Senate to Begin Trump Trial Then Pause for Biden Confirmations

NEW YORK(Capital Markets in Africa) — Senators will be sworn in as jurors in Donald Trump’s impeachment trial Tuesday and issue a summons to the former president. But they will then mostly set it aside for two weeks as they plow through confirmation votes on President Joe Biden’s cabinet and work on another pandemic relief plan.

The unprecedented trial ceremonially kicked off Monday night as a delegation of House Democrats who will act as prosecutors delivered the single article of impeachment to the Senate chamber. The substance of the trial, however, will wait until the week of Feb. 8, when briefs from House prosecutors and Trump’s defense team are due.

The group of Democrats, known as impeachment managers, walked in a silent procession across the Capitol and lead manager, Representative Jamie Raskin of Maryland, read the brief article, charging Trump with incitement insurrection for his actions before a mob stormed the Capitol on Jan. 6.

House managers walk the article of impeachment against President Donald Trump to the Senate Chamber in Washington, D.C., on Jan. 25.

Trump “threatened the integrity of the democratic system, interfered with the peaceful transition of power, and imperiled a coequal branch of government,” Raskin read from the document. “He thereby betrayed his trust as president, to the manifest injury of the people of the United States.

Trump is the first American president to have been impeached twice and will be the first to be tried after leaving office. The symbolic opening of the trial comes as the Senate is still without an agreement on how it will operate with a 50-50 split and Democrats in nominal control. Senate Majority Leader Chuck Schumer and GOP leader Mitch McConnell have agreed on the timing for moving ahead with the trial but little else.

“We’ll hopefully negotiate something with McConnell on the trial,” Schumer told reporters at the Capitol when asked whether there will be witnesses called. “We don’t know what the requests are from either side yet.”

McConnell has sought a delay to let Trump put a defense team together and Biden has expressed concern about the Senate getting tied up with a trial while most of his cabinet has yet to be confirmed and he’s pursuing a major stimulus bill.

The president, in an interview with CNN on Monday night, said the trial might have an impact on his legislative agenda and nominees but added, “it has to happen.”

He also said he doubted many Republicans would vote to convict Trump now that he’s out of office.

Democratic Senator Patrick Leahy of Vermont, the president pro tempore of the chamber, will preside over the trial, rather than Chief Justice John Roberts, because Trump is no longer in office.

The odds of him being convicted on the charge of incitement to insurrection are long. The conviction would require the votes of at least 17 Republican senators, but many are arguing that doing so would be divisive, unwarranted or even unconstitutional.

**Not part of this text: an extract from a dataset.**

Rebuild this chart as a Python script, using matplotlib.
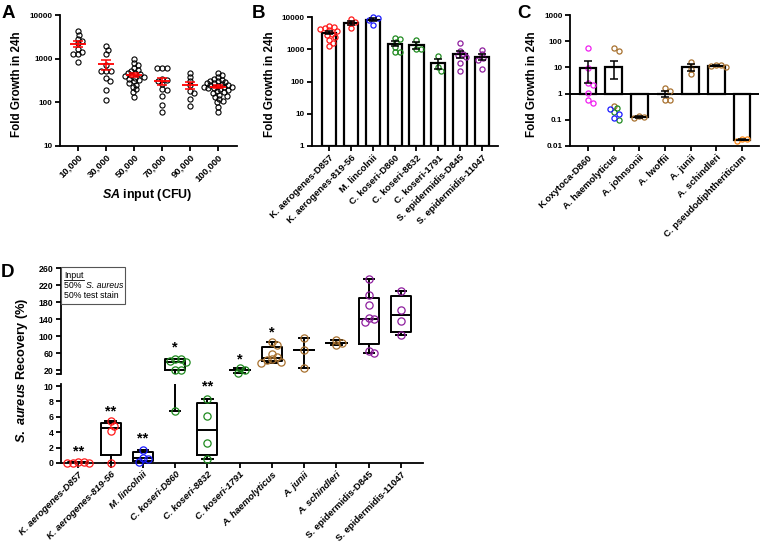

Republican Senator Ron Johnson of Wisconsin, who has been a close ally of Trump, said Monday he didn’t think most Republicans would vote to convict the former president and questioned the rationale and legal basis for the impeachment.

“It’s just vindictive. It’s ridiculous,” Johnson told reporters at the Capitol. “I don’t see anything in the Constitution that talks about an impeachment of a former president.”
Senator Richard Shelby, an Alabama Republican, also questioned the constitutionality of trying a president no longer in office as well as the basis for the charge against Trump.

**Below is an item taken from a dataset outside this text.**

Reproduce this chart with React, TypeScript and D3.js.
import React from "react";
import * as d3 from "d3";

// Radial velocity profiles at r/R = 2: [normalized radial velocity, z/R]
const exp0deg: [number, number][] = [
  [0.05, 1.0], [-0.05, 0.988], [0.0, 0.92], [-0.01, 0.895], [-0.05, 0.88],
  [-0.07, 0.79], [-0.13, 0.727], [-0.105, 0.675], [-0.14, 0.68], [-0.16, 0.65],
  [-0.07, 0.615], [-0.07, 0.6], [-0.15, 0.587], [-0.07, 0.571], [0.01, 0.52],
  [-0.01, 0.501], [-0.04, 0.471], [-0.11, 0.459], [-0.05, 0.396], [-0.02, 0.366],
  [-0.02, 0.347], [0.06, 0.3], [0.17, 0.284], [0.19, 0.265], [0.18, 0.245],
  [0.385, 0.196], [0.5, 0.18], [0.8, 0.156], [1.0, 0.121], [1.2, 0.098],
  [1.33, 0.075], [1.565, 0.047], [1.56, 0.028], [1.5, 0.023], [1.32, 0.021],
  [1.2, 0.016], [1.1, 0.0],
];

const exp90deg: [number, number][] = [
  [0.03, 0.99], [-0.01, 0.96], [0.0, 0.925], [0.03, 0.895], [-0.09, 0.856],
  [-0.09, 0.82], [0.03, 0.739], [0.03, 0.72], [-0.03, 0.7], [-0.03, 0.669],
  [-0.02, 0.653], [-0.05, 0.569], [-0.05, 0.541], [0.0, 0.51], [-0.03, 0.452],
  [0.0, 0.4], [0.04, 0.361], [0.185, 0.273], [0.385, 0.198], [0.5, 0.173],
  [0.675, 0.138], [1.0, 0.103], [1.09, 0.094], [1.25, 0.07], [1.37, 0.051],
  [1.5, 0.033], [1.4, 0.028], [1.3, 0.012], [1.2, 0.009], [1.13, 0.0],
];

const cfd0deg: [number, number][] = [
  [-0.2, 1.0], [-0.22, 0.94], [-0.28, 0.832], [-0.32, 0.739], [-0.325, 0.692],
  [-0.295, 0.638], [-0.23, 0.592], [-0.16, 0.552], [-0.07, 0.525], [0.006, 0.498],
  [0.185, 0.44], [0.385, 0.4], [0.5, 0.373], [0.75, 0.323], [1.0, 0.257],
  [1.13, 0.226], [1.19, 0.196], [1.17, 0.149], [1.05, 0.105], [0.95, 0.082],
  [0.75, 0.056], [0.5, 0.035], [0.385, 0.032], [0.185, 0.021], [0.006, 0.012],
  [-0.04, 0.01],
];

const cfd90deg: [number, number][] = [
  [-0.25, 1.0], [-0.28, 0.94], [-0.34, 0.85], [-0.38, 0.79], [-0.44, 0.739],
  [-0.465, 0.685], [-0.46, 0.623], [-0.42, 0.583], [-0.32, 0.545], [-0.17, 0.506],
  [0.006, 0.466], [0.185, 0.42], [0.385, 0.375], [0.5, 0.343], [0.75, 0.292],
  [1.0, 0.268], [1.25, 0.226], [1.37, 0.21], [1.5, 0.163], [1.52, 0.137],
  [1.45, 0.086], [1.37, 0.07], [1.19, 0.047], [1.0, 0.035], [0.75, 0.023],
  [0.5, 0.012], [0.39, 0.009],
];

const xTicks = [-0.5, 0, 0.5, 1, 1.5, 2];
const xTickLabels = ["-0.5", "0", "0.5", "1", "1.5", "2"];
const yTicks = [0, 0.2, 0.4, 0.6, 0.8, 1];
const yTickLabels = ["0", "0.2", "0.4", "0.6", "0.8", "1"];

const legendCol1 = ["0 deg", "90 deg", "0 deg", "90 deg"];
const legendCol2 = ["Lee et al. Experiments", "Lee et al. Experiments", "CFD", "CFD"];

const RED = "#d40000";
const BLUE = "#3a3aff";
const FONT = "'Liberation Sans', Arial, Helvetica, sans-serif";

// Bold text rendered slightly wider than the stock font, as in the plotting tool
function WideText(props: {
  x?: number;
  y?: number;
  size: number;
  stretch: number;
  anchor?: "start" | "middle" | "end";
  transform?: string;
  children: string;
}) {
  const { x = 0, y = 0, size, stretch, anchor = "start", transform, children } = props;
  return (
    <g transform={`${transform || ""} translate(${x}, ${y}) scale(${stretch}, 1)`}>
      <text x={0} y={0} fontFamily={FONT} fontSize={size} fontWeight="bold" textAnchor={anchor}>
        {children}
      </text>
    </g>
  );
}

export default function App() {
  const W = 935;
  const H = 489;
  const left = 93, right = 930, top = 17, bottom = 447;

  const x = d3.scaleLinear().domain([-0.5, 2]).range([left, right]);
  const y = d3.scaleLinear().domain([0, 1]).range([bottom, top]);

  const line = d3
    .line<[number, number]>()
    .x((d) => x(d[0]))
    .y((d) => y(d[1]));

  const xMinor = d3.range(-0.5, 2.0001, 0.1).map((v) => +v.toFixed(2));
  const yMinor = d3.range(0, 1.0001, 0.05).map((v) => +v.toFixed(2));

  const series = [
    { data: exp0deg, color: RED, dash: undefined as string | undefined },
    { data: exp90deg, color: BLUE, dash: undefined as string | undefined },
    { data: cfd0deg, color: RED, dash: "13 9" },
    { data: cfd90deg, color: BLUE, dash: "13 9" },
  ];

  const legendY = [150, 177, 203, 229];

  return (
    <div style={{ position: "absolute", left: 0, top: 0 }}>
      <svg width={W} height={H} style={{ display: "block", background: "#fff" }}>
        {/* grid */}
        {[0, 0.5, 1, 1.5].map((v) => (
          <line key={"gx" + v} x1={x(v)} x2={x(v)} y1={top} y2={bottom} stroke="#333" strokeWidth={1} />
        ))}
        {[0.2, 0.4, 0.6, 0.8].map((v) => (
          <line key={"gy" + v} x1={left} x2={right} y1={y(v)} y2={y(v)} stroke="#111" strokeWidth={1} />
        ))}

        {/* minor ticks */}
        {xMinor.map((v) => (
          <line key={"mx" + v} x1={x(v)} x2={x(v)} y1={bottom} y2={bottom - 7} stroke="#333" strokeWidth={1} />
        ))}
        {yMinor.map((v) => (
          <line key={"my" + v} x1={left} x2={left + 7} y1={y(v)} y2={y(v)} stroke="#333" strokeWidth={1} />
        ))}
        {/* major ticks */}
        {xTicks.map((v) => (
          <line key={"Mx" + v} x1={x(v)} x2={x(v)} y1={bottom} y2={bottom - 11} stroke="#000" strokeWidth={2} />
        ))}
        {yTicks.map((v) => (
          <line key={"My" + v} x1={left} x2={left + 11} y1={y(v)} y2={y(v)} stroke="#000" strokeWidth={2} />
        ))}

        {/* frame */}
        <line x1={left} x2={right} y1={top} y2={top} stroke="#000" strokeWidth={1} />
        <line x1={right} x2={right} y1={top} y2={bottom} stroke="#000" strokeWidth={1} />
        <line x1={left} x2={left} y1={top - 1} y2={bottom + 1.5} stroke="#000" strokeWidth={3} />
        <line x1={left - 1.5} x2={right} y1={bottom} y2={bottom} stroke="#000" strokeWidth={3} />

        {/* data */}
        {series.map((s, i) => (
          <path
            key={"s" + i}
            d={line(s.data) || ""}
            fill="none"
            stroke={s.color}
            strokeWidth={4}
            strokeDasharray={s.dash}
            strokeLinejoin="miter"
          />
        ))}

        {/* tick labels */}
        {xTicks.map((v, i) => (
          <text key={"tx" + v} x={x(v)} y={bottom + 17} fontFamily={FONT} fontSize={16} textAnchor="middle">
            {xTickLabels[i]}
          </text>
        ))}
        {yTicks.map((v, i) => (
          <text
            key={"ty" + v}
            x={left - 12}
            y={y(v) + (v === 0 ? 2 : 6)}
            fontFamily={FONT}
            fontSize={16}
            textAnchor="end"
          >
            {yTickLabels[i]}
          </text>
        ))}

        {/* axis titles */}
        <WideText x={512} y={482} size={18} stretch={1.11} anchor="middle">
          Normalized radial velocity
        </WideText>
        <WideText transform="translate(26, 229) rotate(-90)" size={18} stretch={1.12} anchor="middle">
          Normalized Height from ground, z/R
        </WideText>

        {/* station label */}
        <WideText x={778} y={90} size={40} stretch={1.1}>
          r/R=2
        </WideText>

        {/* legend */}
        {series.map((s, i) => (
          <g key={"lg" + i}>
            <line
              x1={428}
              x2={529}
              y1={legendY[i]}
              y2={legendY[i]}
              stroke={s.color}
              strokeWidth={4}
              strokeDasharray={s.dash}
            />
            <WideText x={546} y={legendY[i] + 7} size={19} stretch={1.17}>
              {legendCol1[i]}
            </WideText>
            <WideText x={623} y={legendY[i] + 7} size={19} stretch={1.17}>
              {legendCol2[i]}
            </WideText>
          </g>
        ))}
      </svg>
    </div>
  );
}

“You would have to think about does it meet a standard of incitement of insurrection,” he said. “And some people say absolutely it doesn’t meet the test.”

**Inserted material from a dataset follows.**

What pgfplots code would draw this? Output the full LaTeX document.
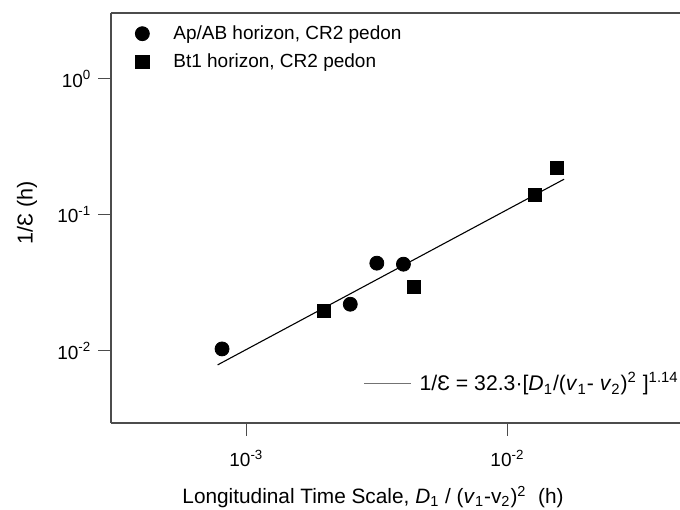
\documentclass[border=0pt]{standalone}
\usepackage{fontspec}
\setmainfont{Liberation Sans}
\usepackage{pgfplots}
\pgfplotsset{compat=1.18}
\begin{document}
\fontsize{9.5bp}{11.5bp}\selectfont
\begin{tikzpicture}
\useasboundingbox (0,0) rectangle (340bp,255bp);
\begin{axis}[
  at={(55.5bp,43.5bp)}, anchor=south west,
  scale only axis, width=284.5bp, height=205bp,
  xmode=log, ymode=log,
  xmin=3.03e-4, xmax=0.0458,
  ymin=2.95e-3, ymax=3.05,
  axis x line*=box, axis y line*=left,
  axis line style={black!70, line width=0.6bp},
  xtick pos=bottom, ytick pos=left,
  xtick={1e-3,1e-2}, xticklabels={10\textsuperscript{-3},10\textsuperscript{-2}},
  ytick={1e-2,1e-1,1}, yticklabels={10\textsuperscript{-2},10\textsuperscript{-1},10\textsuperscript{0}},
  xminorticks=false, yminorticks=false,
  tick align=outside, major tick length=6.5bp,
  tick style={black!70, line width=0.6bp},
  xticklabel style={font=\fontsize{9.5bp}{11.5bp}\selectfont, yshift=-3.5bp},
  yticklabel style={font=\fontsize{9.5bp}{11.5bp}\selectfont},
  xlabel={Longitudinal Time Scale, \textit{D}\textsubscript{1} / (\textit{v}\textsubscript{1}-v\textsubscript{2})\textsuperscript{2}~~(h)},
  ylabel={1/Ɛ (h)},
  xlabel style={at={(axis description cs:0.4605,-0.18)}, anchor=center, font=\fontsize{10.4bp}{12.5bp}\selectfont},
  ylabel style={at={(axis description cs:-0.1476,0.512)}, anchor=center, font=\fontsize{10.8bp}{12.5bp}\selectfont},
  legend style={draw=none, fill=none, at={(axis description cs:0,1)}, anchor=north west,
    xshift=9bp, yshift=-2bp, font=\fontsize{9.5bp}{11.5bp}\selectfont,
    row sep=2bp, /tikz/every odd column/.append style={column sep=10bp}},
  legend cell align=left,
]
\addplot[only marks, mark=*, mark size=3.5bp, black] coordinates {
  (8.07e-4,0.01034) (2.50e-3,0.02203) (3.16e-3,0.04416) (3.996e-3,0.0434)
};
\addlegendentry{Ap/AB horizon, CR2 pedon}
\addplot[only marks, mark=square*, mark size=3.3bp, black] coordinates {
  (1.986e-3,0.01959) (4.385e-3,0.02973) (0.01276,0.1396) (0.01547,0.2228)
};
\addlegendentry{Bt1 horizon, CR2 pedon}
\end{axis}
\begin{axis}[
  at={(55.5bp,43.5bp)}, anchor=south west,
  scale only axis, width=284.5bp, height=205bp,
  xmode=log, ymode=log,
  xmin=3.03e-4, xmax=0.0458,
  ymin=2.95e-3, ymax=3.05,
  hide axis,
  legend style={draw=none, fill=none, at={(axis description cs:1,0)}, anchor=south east,
    xshift=4.5bp, yshift=10.5bp, font=\fontsize{10.6bp}{12.5bp}\selectfont,
    /tikz/every odd column/.append style={column sep=2bp}},
  legend image code/.code={\draw[#1] (0bp,0bp) -- (23.5bp,0bp);},
  legend image post style={black!55},
]
\addplot[black, line width=0.55bp] coordinates {(7.76e-4,7.89e-3) (0.01648,0.1830)};
\addlegendentry{1/Ɛ = 32.3·[\textit{D}\textsubscript{1}/(\textit{v}\textsubscript{1}- \textit{v}\textsubscript{2})\textsuperscript{2} ]\textsuperscript{1.14}}
\end{axis}
\end{tikzpicture}
\end{document}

Schumer on Monday dismissed arguments that the Constitution bars the Senate from trying a former president, calling it a “fringe legal theory.” He cited the research of numerous legal scholars and a precedent from 1876 when an impeachment trial was held for the secretary of war under President Ulysses S. Grant even though he had resigned to avoid the proceedings.

“It makes no sense whatsoever that a president or any official could commit a heinous crime against our country and then defeat Congress’ impeachment powers by simply resigning,” Schumer said on the Senate floor.

The House voted to impeach Trump on Jan. 13, with 10 Republicans joining all 222 Democrats in favor. The single article charges Trump with inciting the crowd of his supporters that rioted at the Capitol, leaving five people dead and disrupting the certification of Biden’s victory in the November election.

Only a few Republican senators were in the Senate chamber when the House managers arrived, including McConnell, Mitt Romney of Utah and Roger Marshallof Kansas, who was elected in

A Route Through History
The route the managers followed through the House’s Statuary Hall and the Capitol Rotunda to the Senate was the same taken by Representative Thaddeus Stevens of Pennsylvania in 1868 a day after the House voted to impeach President Andrew Johnson.

House Clerk Cheryl Johnson led Monday’s procession — as she did last year before Trump’s first trial — this time joined by an acting sergeant at arms Timothy Blodgett and followed by the nine House managers. Last year, a group of seven House managers made the same trip with carts of transcripts from House witnesses and hearing testimony.

This time around, there were no such hearings. Democrats made the case that Trump had essentially incited and supported insurrection in public view.